Escritas em 1948, são verdadeiramente as últimas obras do alemão de Munique, nascido em 1864. A estreia foi póstuma, dois anos depois, no Royal Albert Hall, com a Philharmonia regida por Wilhelm Fürtwangler e a voz de Kirsten Flagstad. Sabe-se que as canções não foram concebidas como um ciclo e que a última canção – Im Abendrot – foi a primeira a ser composta. Strauss pôs o ponto final na última, chamada Setembro, exatamente no dia 20 daquele mês, dia em que acaba o verão no Hemisfério Norte. Ele morreu um ano depois, em setembro de 1949.
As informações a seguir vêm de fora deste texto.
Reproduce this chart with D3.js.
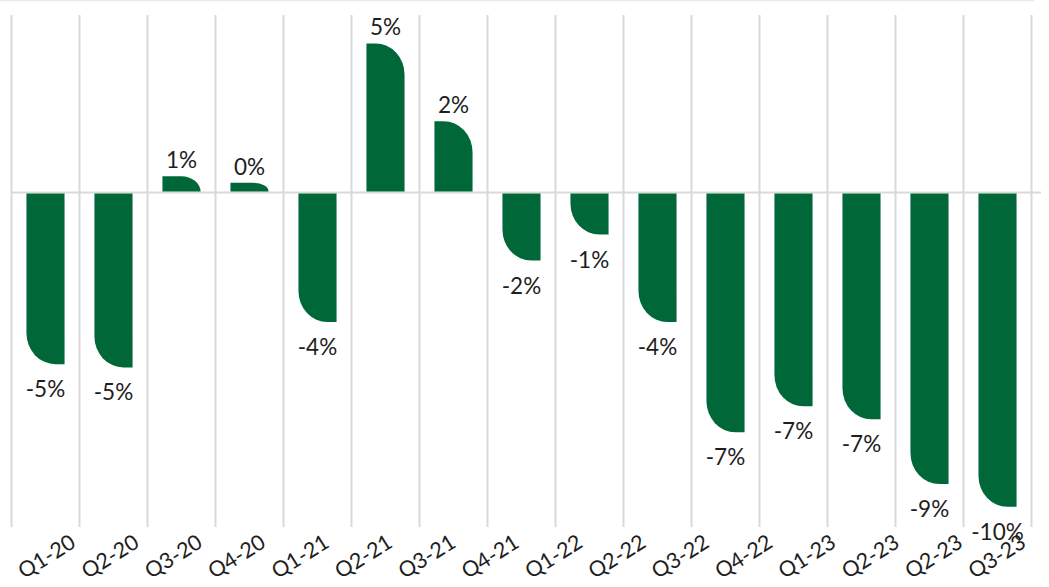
<!DOCTYPE html>
<html>
<head>
<meta charset="utf-8">
<script src="https://cdn.jsdelivr.net/npm/d3@7"></script>
<style>
  html, body { margin: 0; padding: 0; background: #fff; }
  svg { display: block; }
  text { font-family: Lato, "Open Sans", sans-serif; fill: #1e1e1e; }
</style>
</head>
<body>
<svg id="chart" width="1049" height="587"></svg>
<script>
// Quarterly change, in percent
const quarters = ["Q1-20","Q2-20","Q3-20","Q4-20","Q1-21","Q2-21","Q3-21","Q4-21",
                  "Q1-22","Q2-22","Q3-22","Q4-22","Q1-23","Q2-23","Q3-23"];
const changes  = [-5.3, -5.4, 0.5, 0.3, -4.0, 4.6, 2.2, -2.1,
                  -1.3, -4.0, -7.4, -6.6, -7.0, -9.0, -9.7];
// Category labels shown along the bottom axis
const tickLabels = ["Q1-20","Q2-20","Q3-20","Q4-20","Q1-21","Q2-21","Q3-21","Q4-21",
                    "Q1-22","Q2-22","Q3-22","Q4-22","Q1-23","Q2-23","Q2-23","Q3-23"];

const left = 11.5, right = 1031.5, gridTop = 15, gridBottom = 527;
const green = "#006838";

const svg = d3.select("#chart");

const x = d3.scaleBand()
  .domain(quarters)
  .range([left, right])
  .paddingInner(0.44)
  .paddingOuter(0.22);

const y = d3.scaleLinear()
  .domain([-10, 5])
  .range([192.5 + 324, 192.5 - 162]);

const labelX = d3.scalePoint()
  .domain(d3.range(tickLabels.length))
  .range([left, right])
  .padding(0.55);

// top rule
svg.append("line")
  .attr("x1", 0).attr("x2", 1034).attr("y1", 0.5).attr("y2", 0.5)
  .attr("stroke", "#e2ecec").attr("stroke-width", 1.5);

// vertical gridlines on category boundaries
const bounds = d3.range(quarters.length + 1).map(i => x.range()[0] + i * x.step());
svg.append("g").selectAll("line")
  .data(bounds)
  .join("line")
  .attr("x1", d => d).attr("x2", d => d)
  .attr("y1", gridTop).attr("y2", gridBottom)
  .attr("stroke", "#d9d9d9").attr("stroke-width", 2);

// zero baseline
svg.append("line")
  .attr("x1", left).attr("x2", 1041)
  .attr("y1", y(0)).attr("y2", y(0))
  .attr("stroke", "#d9d9d9").attr("stroke-width", 2);

// bars with one rounded outer corner
function barPath(v, name) {
  const x0 = x(name), x1 = x0 + x.bandwidth();
  const y0 = y(0) + (v < 0 ? 1 : -1);
  const ye = y(v);
  const h = Math.abs(ye - y0);
  const ry = Math.min(31, h);
  const rx = Math.min(29, h * 0.6 + 10);
  if (v >= 0) {
    return `M${x0},${y0}V${ye}H${x1 - rx}A${rx},${ry} 0 0 1 ${x1},${ye + ry}V${y0}Z`;
  }
  return `M${x0},${y0}V${ye - ry}A${rx},${ry} 0 0 0 ${x0 + rx},${ye}H${x1}V${y0}Z`;
}

const data = quarters.map((q, i) => ({ q, v: changes[i] }));

svg.append("g").selectAll("path")
  .data(data)
  .join("path")
  .attr("d", d => barPath(d.v, d.q))
  .attr("fill", green);

// value labels
svg.append("g").selectAll("text")
  .data(data)
  .join("text")
  .attr("x", d => x(d.q) + x.bandwidth() / 2)
  .attr("y", d => d.v >= 0 ? y(d.v) - 8 : y(d.v) + 33)
  .attr("text-anchor", "middle")
  .attr("font-size", 22.5)
  .text(d => Math.round(d.v) + "%");

// rotated category labels
svg.append("g").selectAll("text")
  .data(tickLabels.map((t, i) => ({ t, i })))
  .join("text")
  .attr("transform", d => `translate(${labelX(d.i)},556) rotate(-32)`)
  .attr("text-anchor", "middle")
  .attr("dominant-baseline", "central")
  .attr("font-size", 21.5)
  .text(d => d.t);
</script>
</body>
</html>
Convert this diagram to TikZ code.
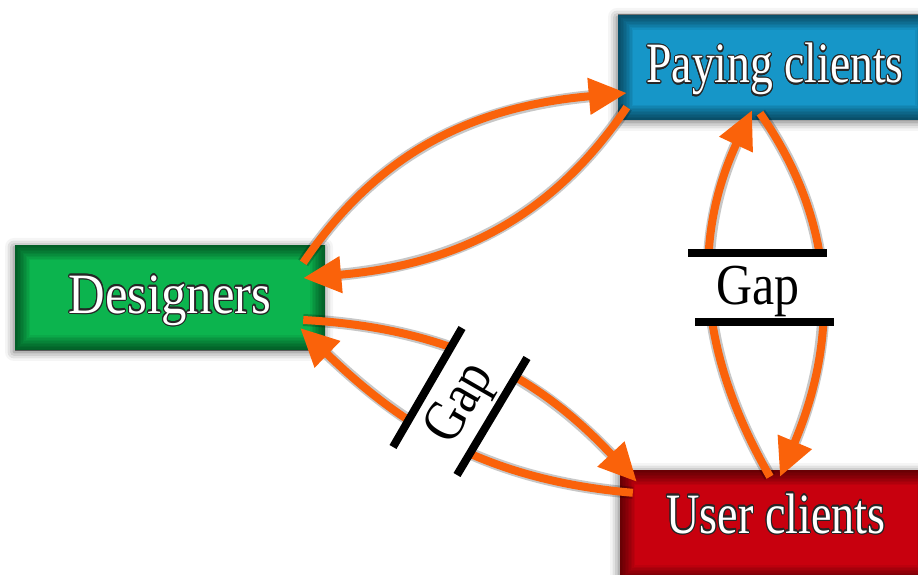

Há uma exaustão, mas sem amargura. É um olhar de cima, enxergando a morte como um crepúsculo, em paz e em silêncio
“Essas obras-primas foram sua despedida serena, de desprendimento dessa vida”, considera Carla. “Um dos poemas, Beim Schlafengehen – algo como Indo dormir – diz: ‘E minha alma, sem amarras, / deseja flutuar com as asas livres / para, na esfera mágica da noite, / viver uma vida profunda e múltipla’. É a passagem para a outra margem, mas a morte não é assustadora, é uma libertação do cansaço.”
O formato – com as quatro peças nesta sequência - se cristalizou. A aceitação da morte, o sentimento de transcendência dos poemas que a música transmite cria a atmosfera única. “Há uma exaustão, mas sem amargura. É um olhar de cima, enxergando a morte como um crepúsculo, em paz e em silêncio”, continua a soprano. “Melodicamente, é de uma perfeição arrebatadora. Há um solo de violino na terceira canção que tem tudo para ser brilhante, mas que precisa abraçar as cores da canção, uma nostalgia; é de uma incrível sensibilidade, mas extremamente virtuosístico. A melodia é de uma simplicidade que ao mesmo tempo transporta um estado emocional complexo.”
O preparo para as enormes exigências vocais das canções, diz Carla, começou por um estudo harmônico; passa pelo estudo dos textos e do alemão e a performance vocal, com “extremo controle da afinação, que é muito particular, em um fraseado muito leve e lírico". "Há modulações abruptas. Temos uma região média com muitas nuances e a necessidade de subir para o agudo com muita leveza e flexibilidade.” Talvez como o crepúsculo lento e o pássaro que abre as asas e se desprende? “Bastante assim. Há uma dose daquilo que é terreno e, de repente, um sublimar de tudo na passagem para o espiritual.”
O convite para essa apresentação veio no final do concerto de outubro de 2022, em que orquestra, maestro e soprano interpretaram a Quarta sinfonia de Mahler e as Cartas Portuguesas, de João Guilherme Ripper, “pelas mãos do mestre Isaac já no segundo ensaio que tivemos”, revela Carla. “É um privilégio estar com ele, que tem a experiência de trabalhar esse repertório, o fez com grandes nomes e a imensa e profunda capacidade e na fase de excelência e de vida em que ele está.”
A estreia de Carla na obra de Strauss se dá no país em que “só me acarinham”, reforça. “Depois dessa estreia, seguirei cantando a obra e, daqui a 15 anos, farei as canções com outra maturidade.”
Em sua passagem pelo Rio de Janeiro, a soprano também faz recital no dia 28, no Palácio São Clemente, ao lado da pianista Priscila Bomfim. No programa, canções de Antônio Fragoso, Fernando Lapa, Ripper e Francisco Lacerda.